REQUIRED WORK:
Pictures do not belong in the copy; quote every entry below exactly.

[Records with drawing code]
# # # #

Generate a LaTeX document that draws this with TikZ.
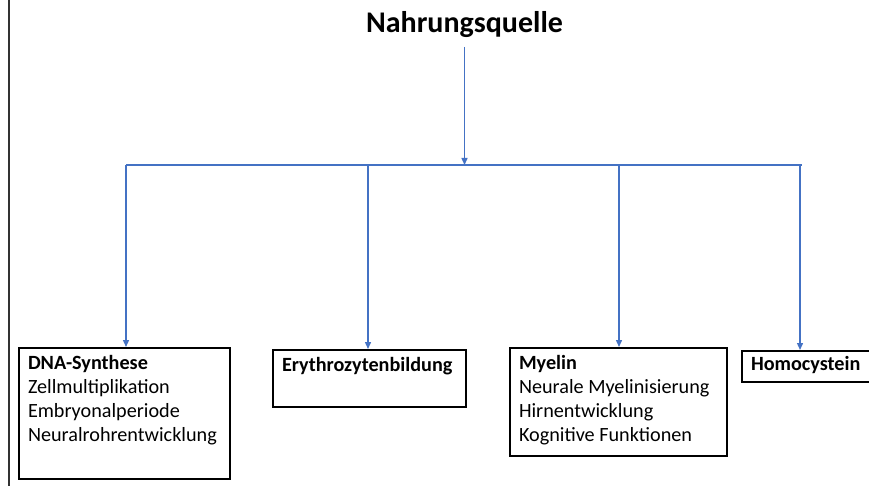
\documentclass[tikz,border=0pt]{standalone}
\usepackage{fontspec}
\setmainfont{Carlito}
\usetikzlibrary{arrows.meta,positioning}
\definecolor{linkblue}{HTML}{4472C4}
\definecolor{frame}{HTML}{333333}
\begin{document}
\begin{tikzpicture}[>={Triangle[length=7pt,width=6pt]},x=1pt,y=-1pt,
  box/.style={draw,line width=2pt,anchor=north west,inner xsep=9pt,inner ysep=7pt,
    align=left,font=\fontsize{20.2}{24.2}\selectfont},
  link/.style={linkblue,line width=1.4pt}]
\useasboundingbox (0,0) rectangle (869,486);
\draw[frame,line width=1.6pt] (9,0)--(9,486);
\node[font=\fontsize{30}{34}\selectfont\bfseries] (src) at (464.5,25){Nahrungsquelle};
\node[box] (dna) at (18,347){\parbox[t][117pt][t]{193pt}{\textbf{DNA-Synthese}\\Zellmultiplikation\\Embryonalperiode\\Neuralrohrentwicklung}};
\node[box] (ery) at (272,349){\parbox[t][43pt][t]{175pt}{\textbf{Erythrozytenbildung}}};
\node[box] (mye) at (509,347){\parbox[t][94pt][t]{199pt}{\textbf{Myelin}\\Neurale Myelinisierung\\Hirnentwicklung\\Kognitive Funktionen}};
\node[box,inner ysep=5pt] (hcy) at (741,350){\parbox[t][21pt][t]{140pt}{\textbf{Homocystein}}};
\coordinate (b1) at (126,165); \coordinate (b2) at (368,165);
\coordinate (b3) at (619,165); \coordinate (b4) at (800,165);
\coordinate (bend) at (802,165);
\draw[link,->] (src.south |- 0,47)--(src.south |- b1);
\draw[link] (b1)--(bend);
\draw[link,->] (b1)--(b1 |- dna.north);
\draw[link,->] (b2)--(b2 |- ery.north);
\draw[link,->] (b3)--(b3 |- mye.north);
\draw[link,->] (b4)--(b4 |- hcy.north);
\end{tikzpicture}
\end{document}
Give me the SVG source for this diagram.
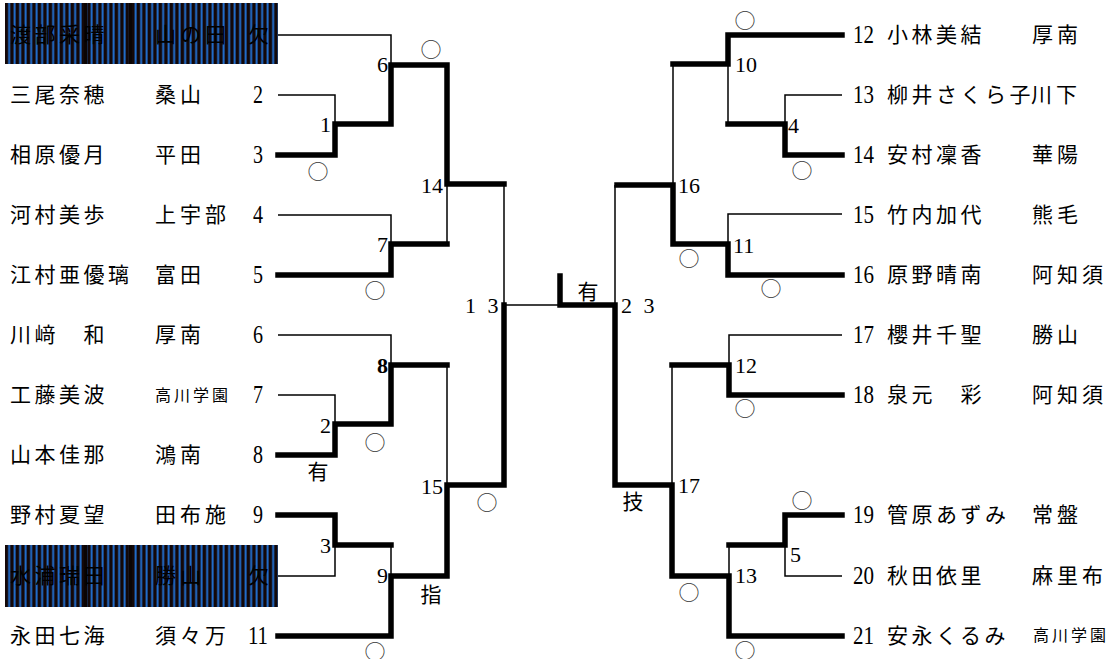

# # # #

SOLUTION:
Generate a LaTeX document that draws this with TikZ.
\documentclass[tikz,border=0pt]{standalone}
\usepackage{fontspec}
\setmainfont{Carlito}
\usetikzlibrary{arrows.meta,positioning}
\definecolor{linkblue}{HTML}{4472C4}
\definecolor{frame}{HTML}{333333}
\begin{document}
\begin{tikzpicture}[>={Triangle[length=7pt,width=6pt]},x=1pt,y=-1pt,
  box/.style={draw,line width=2pt,anchor=north west,inner xsep=9pt,inner ysep=7pt,
    align=left,font=\fontsize{20.2}{24.2}\selectfont},
  link/.style={linkblue,line width=1.4pt}]
\useasboundingbox (0,0) rectangle (869,486);
\draw[frame,line width=1.6pt] (9,0)--(9,486);
\node[font=\fontsize{30}{34}\selectfont\bfseries] (src) at (464.5,25){Nahrungsquelle};
\node[box] (dna) at (18,347){\parbox[t][117pt][t]{193pt}{\textbf{DNA-Synthese}\\Zellmultiplikation\\Embryonalperiode\\Neuralrohrentwicklung}};
\node[box] (ery) at (272,349){\parbox[t][43pt][t]{175pt}{\textbf{Erythrozytenbildung}}};
\node[box] (mye) at (509,347){\parbox[t][94pt][t]{199pt}{\textbf{Myelin}\\Neurale Myelinisierung\\Hirnentwicklung\\Kognitive Funktionen}};
\node[box,inner ysep=5pt] (hcy) at (741,350){\parbox[t][21pt][t]{140pt}{\textbf{Homocystein}}};
\coordinate (b1) at (126,165); \coordinate (b2) at (368,165);
\coordinate (b3) at (619,165); \coordinate (b4) at (800,165);
\coordinate (bend) at (802,165);
\draw[link,->] (src.south |- 0,47)--(src.south |- b1);
\draw[link] (b1)--(bend);
\draw[link,->] (b1)--(b1 |- dna.north);
\draw[link,->] (b2)--(b2 |- ery.north);
\draw[link,->] (b3)--(b3 |- mye.north);
\draw[link,->] (b4)--(b4 |- hcy.north);
\end{tikzpicture}
\end{document}
Give me the SVG source for this diagram.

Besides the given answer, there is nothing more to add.